“Ce qui fait plaisir ne fait jamais de mal”

La Fiancée du pirate, première fiction de Nelly Kaplan, montre l’appétence de la réalisatrice pour les femmes fortes. Marie vit seule avec sa mère dans une cabane éloignée du village, où elle effectue un travail ingrat. Victime de racisme et d’attouchements de la part de sa patronne, elle décide de se rebeller suite à la mort de sa mère : Marie quitte son travail, s’embellit, puis commence à se prostituer auprès des hommes qui la draguaient lourdement sans qu’elle ne cède à leurs avances. Petit à petit, elle prend le contrôle des villageois en les séduisant un à un.

L’actrice principale, Bernadette Lafont, illumine chaque scène par son intelligence redoutable et sa beauté, mêlant la sensualité d’une personnalité dominante et d’une femme libre. Tels des chiens enragés, les villageois s’avèrent incapables de contrôler leur désir, au point de tenter d’imposer un tarif syndical à Marie pour rétablir leur domination passée. Mais les chiens restent des chiens ; il lui suffit de feindre un sourire et laisser entrevoir son corps pour qu’ils acceptent de payer le tarif initial.

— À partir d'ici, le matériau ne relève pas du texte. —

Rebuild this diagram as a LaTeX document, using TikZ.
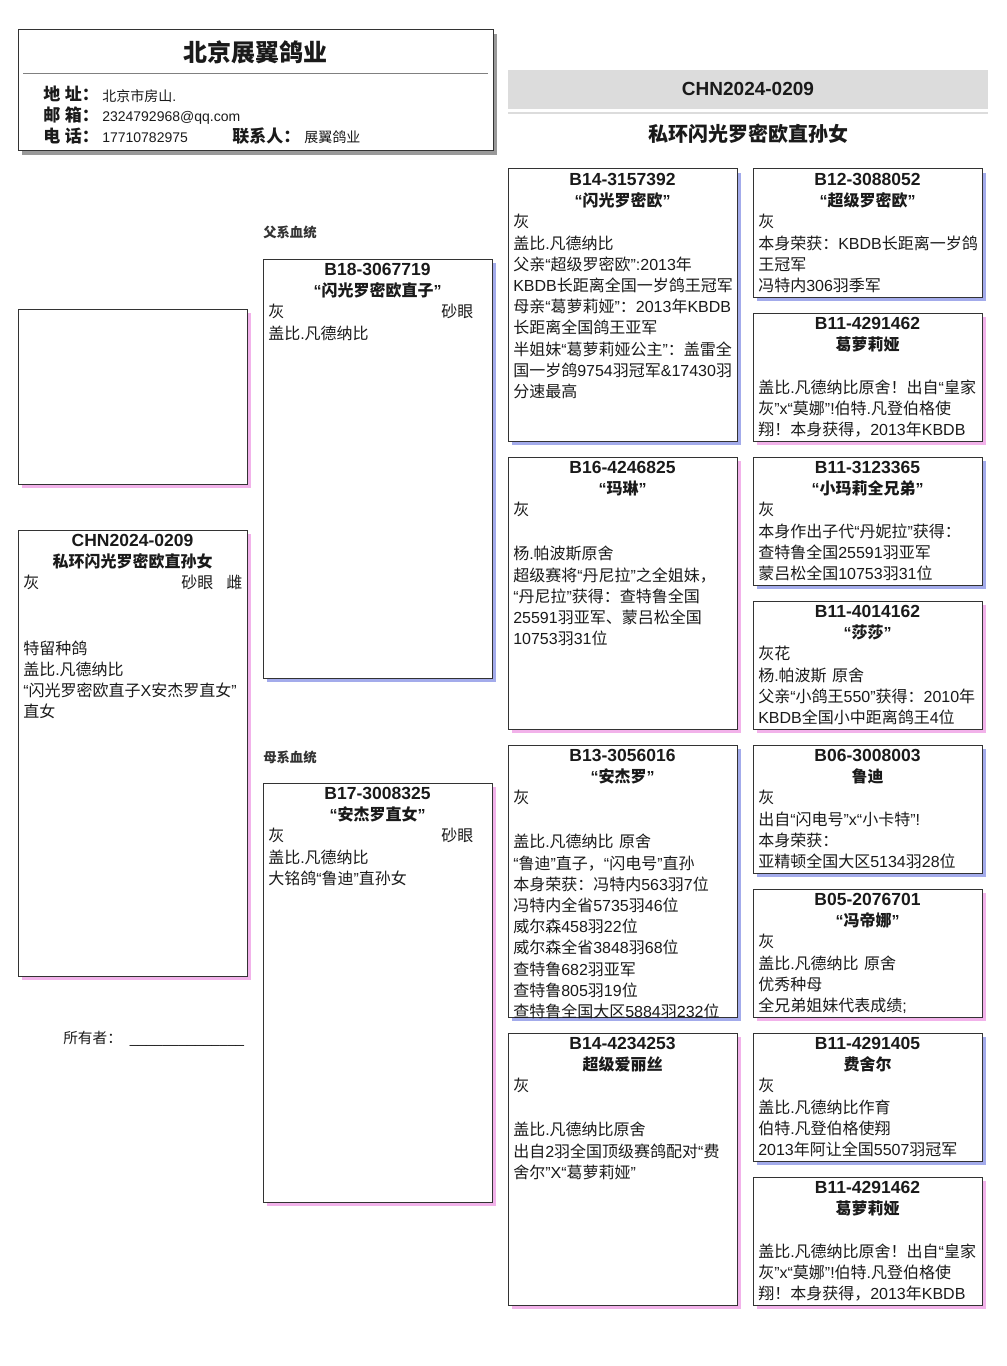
\documentclass[tikz,border=0pt]{standalone}
\usepackage{tikz}
\usepackage{fontspec}
\setmainfont{Liberation Sans}
\newfontfamily\latinf{Liberation Sans}
\newfontfamily\cjkf{Noto Sans CJK SC}
\XeTeXinterchartokenstate=1
\newXeTeXintercharclass\CJKcls
\newcount\cjkcount
\def\setcjkrange#1#2{\cjkcount=#1\relax\loop\XeTeXcharclass\cjkcount=\CJKcls\relax\ifnum\cjkcount<#2\relax\advance\cjkcount by 1\relax\repeat}
\setcjkrange{"3000}{"303F}
\setcjkrange{"4E00}{"9FFF}
\setcjkrange{"FF00}{"FFEF}
\XeTeXinterchartoks 0 \CJKcls = {\cjkf}
\XeTeXinterchartoks 4095 \CJKcls = {\cjkf}
\XeTeXinterchartoks \CJKcls 0 = {\latinf}
\XeTeXinterchartoks \CJKcls 4095 = {\latinf}

\definecolor{boxline}{HTML}{333333}
\definecolor{blueshd}{HTML}{A3ABEB}
\definecolor{pinkshd}{HTML}{F2B2EA}
\definecolor{hdrshd}{HTML}{999999}
\definecolor{bandgray}{HTML}{DCDCDC}
\definecolor{sepgray}{HTML}{808080}
\definecolor{txt}{HTML}{1A1A1A}

% name, x, y, height(px), shadow colour, id, title, body
\newcommand\pedbox[8]{%
  \fill[#5] ({#2+4},{#3+4}) rectangle ({#2+233},{#3+#4+4});
  \pgfmathsetmacro\pbh{#4*0.75}%
  \node[pbox,minimum width=171.75pt,minimum height=\pbh pt] (#1) at (#2,#3) {};
  \node[idtext] (#1-id) at ({#2+114.5},{#3+16.5}) {#6};
  \node[nametext] (#1-nm) at ({#2+114.5},{#3+37}) {#7};
  \node[bodytext] (#1-bd) at ({#2+5},{#3+43.7}) {\rule{0pt}{11.25pt}#8};
}

\begin{document}
\begin{tikzpicture}[x=0.75pt,y=-0.75pt,
  pbox/.style={draw=boxline,line width=0.75pt,fill=white,anchor=north west,inner sep=0pt,outer sep=0pt},
  idtext/.style={anchor=base,inner sep=0pt,font=\bfseries\fontsize{13.125pt}{15pt}\selectfont,text=txt},
  nametext/.style={anchor=base,inner sep=0pt,font=\bfseries\fontsize{12pt}{14pt}\selectfont,text=txt},
  bodytext/.style={anchor=north west,inner sep=0pt,align=left,text width=164.25pt,font=\fontsize{12pt}{15.9pt}\selectfont,text=txt},
  lbl/.style={anchor=base west,inner sep=0pt,font=\bfseries\fontsize{12.75pt}{14pt}\selectfont,text=txt},
  val/.style={anchor=base west,inner sep=0pt,font=\fontsize{10.5pt}{12pt}\selectfont,text=txt},
  sect/.style={anchor=base west,inner sep=0pt,font=\bfseries\fontsize{10pt}{11pt}\selectfont,text=boxline}
]
\fill[white] (0,0) rectangle (1006,1366);
\useasboundingbox (0,0) rectangle (1006,1366);

% ---------- header card ----------
\fill[hdrshd] (22,34) rectangle (497,155);
\node[pbox,minimum width=356.25pt,minimum height=90.75pt] (hdr) at (18,30) {};
\node[anchor=base,inner sep=0pt,font=\bfseries\fontsize{18pt}{20pt}\selectfont,text=txt] (hdrtitle) at (255.5,62) {北京展翼鸽业};
\coordinate (sepL) at (23,74);
\coordinate (sepR) at (488,74);
\draw[sepgray,line width=0.75pt] (sepL) -- (sepR);
\node[lbl] (l1) at (43,100.5) {地 址：};
\node[val] (v1) at (102,101.5) {北京市房山.};
\node[lbl] (l2) at (43,121.5) {邮 箱：};
\node[val] (v2) at (102,122) {2324792968@qq.com};
\node[lbl] (l3) at (43,142.5) {电 话：};
\node[val] (v3) at (102,142.7) {17710782975};
\node[lbl] (l4) at (232,142.5) {联系人：};
\node[val] (v4) at (304,143) {展翼鸽业};

% ---------- band ----------
\node[fill=bandgray,anchor=north west,inner sep=0pt,minimum width=360pt,minimum height=29.25pt] (band) at (508,70) {};
\node[anchor=base,inner sep=0pt,font=\bfseries\fontsize{14.25pt}{16pt}\selectfont,text=txt] (bandtxt) at (748,96) {CHN2024-0209};
\fill[bandgray] (508,112) rectangle (988,114.5);
\node[anchor=base,inner sep=0pt,font=\bfseries\fontsize{15pt}{17pt}\selectfont,text=txt] (maintitle) at (748,142) {私环闪光罗密欧直孙女};

% ---------- section labels ----------
\node[sect] (patlbl) at (263,237.5) {父系血统};
\node[sect] (matlbl) at (263,762.5) {母系血统};

% ---------- photo box ----------
\fill[pinkshd] (22,313) rectangle (251,488);
\node[pbox,minimum width=171.75pt,minimum height=131.25pt] (photo) at (18,309) {};

% ---------- subject ----------
\pedbox{subj}{18}{530}{446}{pinkshd}{CHN2024-0209}{私环闪光罗密欧直孙女}{灰\hfill 砂眼\kern9.75pt 雌\\[33pt]特留种鸽\\盖比.凡德纳比\\“闪光罗密欧直子X安杰罗直女”\\直女}

\node[val,font=\fontsize{11pt}{12pt}\selectfont] (owner) at (63,1043.5) {所有者：\kern6pt\_\_\_\_\_\_\_\_\_\_\_\_\_\_};

% ---------- parents ----------
\pedbox{sire}{263}{259}{419}{blueshd}{B18-3067719}{“闪光罗密欧直子”}{灰\hfill 砂眼\kern10.5pt\\盖比.凡德纳比}
\pedbox{dam}{263}{783}{419}{pinkshd}{B17-3008325}{“安杰罗直女”}{灰\hfill 砂眼\kern10.5pt\\盖比.凡德纳比\\大铭鸽“鲁迪”直孙女}

% ---------- grandparents ----------
\pedbox{ss}{508}{169}{272}{blueshd}{B14-3157392}{“闪光罗密欧”}{灰\\盖比.凡德纳比\\父亲“超级罗密欧”:2013年\\KBDB长距离全国一岁鸽王冠军\\母亲“葛萝莉娅”：2013年KBDB\\长距离全国鸽王亚军\\半姐妹“葛萝莉娅公主”：盖雷全\\国一岁鸽9754羽冠军\&17430羽\\分速最高}
\pedbox{sd}{508}{457}{272}{pinkshd}{B16-4246825}{“玛琳”}{灰\\[17.1pt]杨.帕波斯原舍\\超级赛将“丹尼拉”之全姐妹，\\“丹尼拉”获得：查特鲁全国\\25591羽亚军、蒙吕松全国\\10753羽31位}
\pedbox{ds}{508}{745}{272}{blueshd}{B13-3056016}{“安杰罗”}{灰\\[17.1pt]盖比.凡德纳比 原舍\\“鲁迪”直子，“闪电号”直孙\\本身荣获：冯特内563羽7位\\冯特内全省5735羽46位\\威尔森458羽22位\\威尔森全省3848羽68位\\查特鲁682羽亚军\\查特鲁805羽19位\\查特鲁全国大区5884羽232位}
\pedbox{dd}{508}{1033}{272}{pinkshd}{B14-4234253}{超级爱丽丝}{灰\\[17.1pt]盖比.凡德纳比原舍\\出自2羽全国顶级赛鸽配对“费\\舍尔”X“葛萝莉娅”}

% ---------- great-grandparents ----------
\pedbox{sss}{753}{169}{128}{blueshd}{B12-3088052}{“超级罗密欧”}{灰\\本身荣获：KBDB长距离一岁鸽\\王冠军\\冯特内306羽季军}
\pedbox{ssd}{753}{313}{128}{pinkshd}{B11-4291462}{葛萝莉娅}{\\盖比.凡德纳比原舍！出自“皇家\\灰”x“莫娜”!伯特.凡登伯格使\\翔！本身获得，2013年KBDB}
\pedbox{sds}{753}{457}{128}{blueshd}{B11-3123365}{“小玛莉全兄弟”}{灰\\本身作出子代“丹妮拉”获得：\\查特鲁全国25591羽亚军\\蒙吕松全国10753羽31位}
\pedbox{sdd}{753}{601}{128}{pinkshd}{B11-4014162}{“莎莎”}{灰花\\杨.帕波斯 原舍\\父亲“小鸽王550”获得：2010年\\KBDB全国小中距离鸽王4位}
\pedbox{dss}{753}{745}{128}{blueshd}{B06-3008003}{鲁迪}{灰\\出自“闪电号”x“小卡特”!\\本身荣获：\\亚精顿全国大区5134羽28位}
\pedbox{dsd}{753}{889}{128}{pinkshd}{B05-2076701}{“冯帝娜”}{灰\\盖比.凡德纳比 原舍\\优秀种母\\全兄弟姐妹代表成绩;}
\pedbox{dds}{753}{1033}{128}{blueshd}{B11-4291405}{费舍尔}{灰\\盖比.凡德纳比作育\\伯特.凡登伯格使翔\\2013年阿让全国5507羽冠军}
\pedbox{ddd}{753}{1177}{128}{pinkshd}{B11-4291462}{葛萝莉娅}{\\盖比.凡德纳比原舍！出自“皇家\\灰”x“莫娜”!伯特.凡登伯格使\\翔！本身获得，2013年KBDB}
\end{tikzpicture}
\end{document}
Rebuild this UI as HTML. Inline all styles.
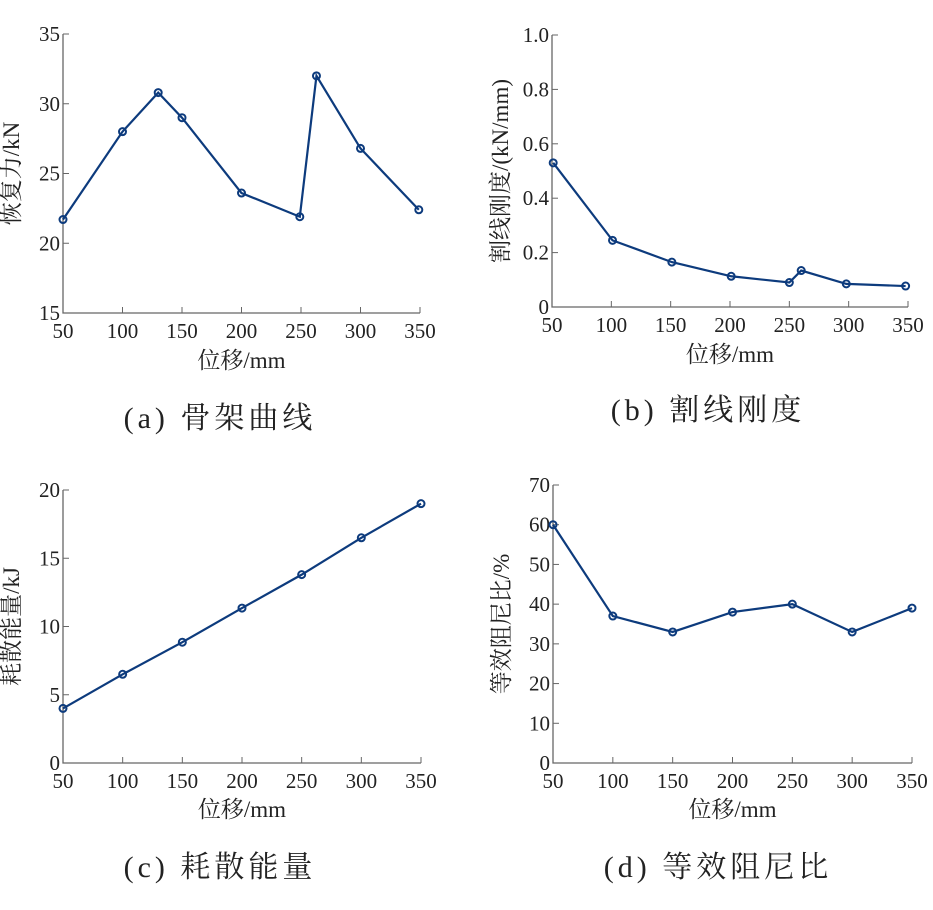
<!DOCTYPE html>
<html><head><meta charset="utf-8"><style>
body{margin:0;background:#fff}
svg text{font-family:"Liberation Serif","Noto Serif CJK SC",serif;fill:#222}
</style></head><body>
<svg id="s" width="933" height="905" xmlns="http://www.w3.org/2000/svg"></svg>
<script>
const xTicks=[50,100,150,200,250,300,350];
const aX=[50,100,130,150,200,249,263,300,349];
const aY=[21.7,28,30.8,29,23.6,21.9,32,26.8,22.4];
const aYTicks=[15,20,25,30,35];
const bX=[51,101,151,201,250,260,298,348];
const bY=[0.53,0.245,0.165,0.113,0.09,0.134,0.085,0.077];
const bYTicks=[0,0.2,0.4,0.6,0.8,1.0];
const bYLabels=["0","0.2","0.4","0.6","0.8","1.0"];
const cX=[50,100,150,200,250,300,350];
const cY=[4.0,6.5,8.85,11.35,13.8,16.5,19.0];
const cYTicks=[0,5,10,15,20];
const dX=[50,100,150,200,250,300,350];
const dY=[60,37,33,38,40,33,39];
const dYTicks=[0,10,20,30,40,50,60,70];
const svg=document.getElementById('s');
const NS='http://www.w3.org/2000/svg';
function mk(t,a,p){const e=document.createElementNS(NS,t);for(const k in a)e.setAttribute(k,a[k]);(p||svg).appendChild(e);return e;}
function panel(id,x0,x1,y0,y1,ymin,ymax,yt,ylab,xs,ys,ytitle,caption,capx,capy,xlabY){
  const g=mk('g',{});
  
  
  const sx=v=>x0+(v-50)/300*(x1-x0);
  const sy=v=>y0-(v-ymin)/(ymax-ymin)*(y0-y1);
  const ax=mk('path',{d:`M${x0} ${y1}V${y0}H${x1}`,stroke:'#666',fill:'none','stroke-width':1.3},g);
  
  
  xTicks.forEach(v=>{mk('line',{x1:sx(v),x2:sx(v),y1:y0,y2:y0-6,stroke:'#666'},g);
    const t=mk('text',{x:sx(v),y:y0+25,'font-size':21,'text-anchor':'middle'},g);t.textContent=v;
    });
  yt.forEach((v,i)=>{mk('line',{x1:x0,x2:x0+6,y1:sy(v),y2:sy(v),stroke:'#666'},g);
    const t=mk('text',{x:x0-3,y:sy(v)+7,'font-size':21,'text-anchor':'end'},g);t.textContent=ylab?ylab[i]:v;
    });
  const pl=mk('polyline',{points:xs.map((v,i)=>sx(v)+','+sy(ys[i])).join(' '),fill:'none',stroke:'#0d3b7d','stroke-width':2.2},g);
  
  xs.forEach((v,i)=>{const c=mk('circle',{cx:sx(v),cy:sy(ys[i]),r:3.5,fill:'none',stroke:'#0d3b7d','stroke-width':2},g);
    });
  const xl=mk('text',{x:(x0+x1)/2,y:xlabY,'font-size':23,'text-anchor':'middle'},g);xl.textContent='位移/mm';
  
  const yc=(y0+y1)/2;
  const yl=mk('text',{x:x0-44,y:yc,'font-size':23,'text-anchor':'middle',transform:`rotate(-90 ${x0-44} ${yc})`},g);yl.textContent=ytitle;
  
  const cp=mk('text',{x:capx,y:capy,'font-size':30,'text-anchor':'middle','letter-spacing':4},g);cp.textContent=caption;
  
}
panel('panel-a',63,420,313,34,15,35,aYTicks,null,aX,aY,'恢复力/kN','(a) 骨架曲线',220,428,368);
panel('panel-b',552,908,307,35,0,1,bYTicks,bYLabels,bX,bY,'割线刚度/(kN/mm)','(b) 割线刚度',708,420,362);
panel('panel-c',63,421,763,490,0,20,cYTicks,null,cX,cY,'耗散能量/kJ','(c) 耗散能量',220,877,817);
panel('panel-d',553,912,763,485,0,70,dYTicks,null,dX,dY,'等效阻尼比/%','(d) 等效阻尼比',718,877,817);
</script>
</body></html>
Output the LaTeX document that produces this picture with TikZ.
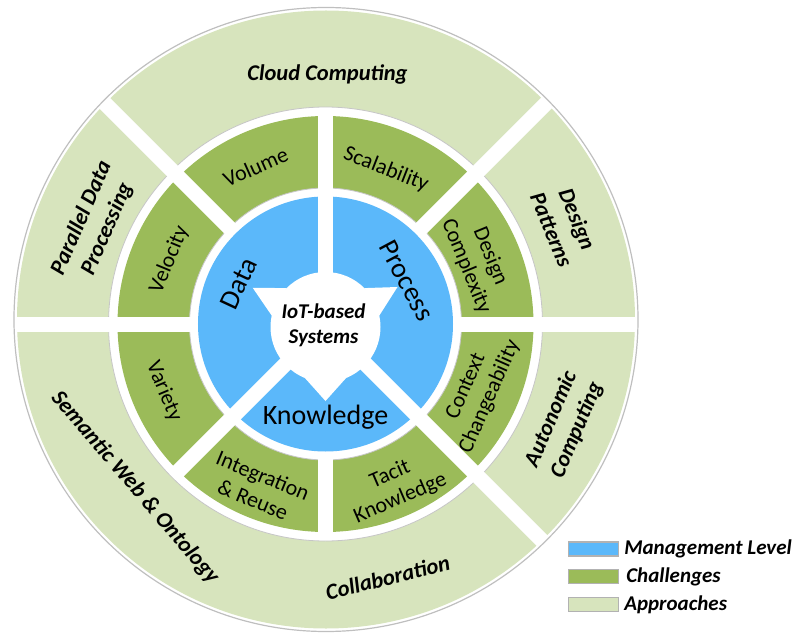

Nelly Kaplan réactualise le mythe de la sorcière et lui insuffle une dimension féministe. La protagoniste vit dans une cabane isolée du village, accompagnée d’un bouc (symbole du diable), se libère de toute morale religieuse et entraîne les villageois dans sa propre décadence. Elle enterre sa mère dans son jardin, et non dans le cimetière comme le préconise l’abbé. Marie défie la spiritualité au profit du matérialisme : son corps a une valeur marchande et elle se complait dans un confort matériel toujours plus conséquent, symbolisé par l’évolution du décor de sa cabane. Si le film est à contre-courant de la Nouvelle Vague, il rappelle Godard dans sa façon d’envoyer valdinguer l’idéologie dominante pour se complaire dans un libéralisme libertaire émancipateur.

La conclusion va dans ce sens : Marie brûle sa cabane et abandonne le village derrière elle, affranchie de tout, peut-être en direction d’un autre village à contrôler. Malgré un rythme inégal, La Fiancée du pirate est la première pierre d’un univers jouissif et libre, joyeusement féministe, avec une ribambelle d’héroïnes hautes en couleurs.

La Fiancée du pirate de Nelly Kaplan / Avec Bernadette Lafont, Georges Géret, Michel Constantin / Sortie en 1969.

La réalisatrice Nelly Kaplan nous a quittés le 12 novembre 2020 à l’âge de 89 ans. En son hommage, Contrastes lui consacre trois articles sur ses cinq films de fiction.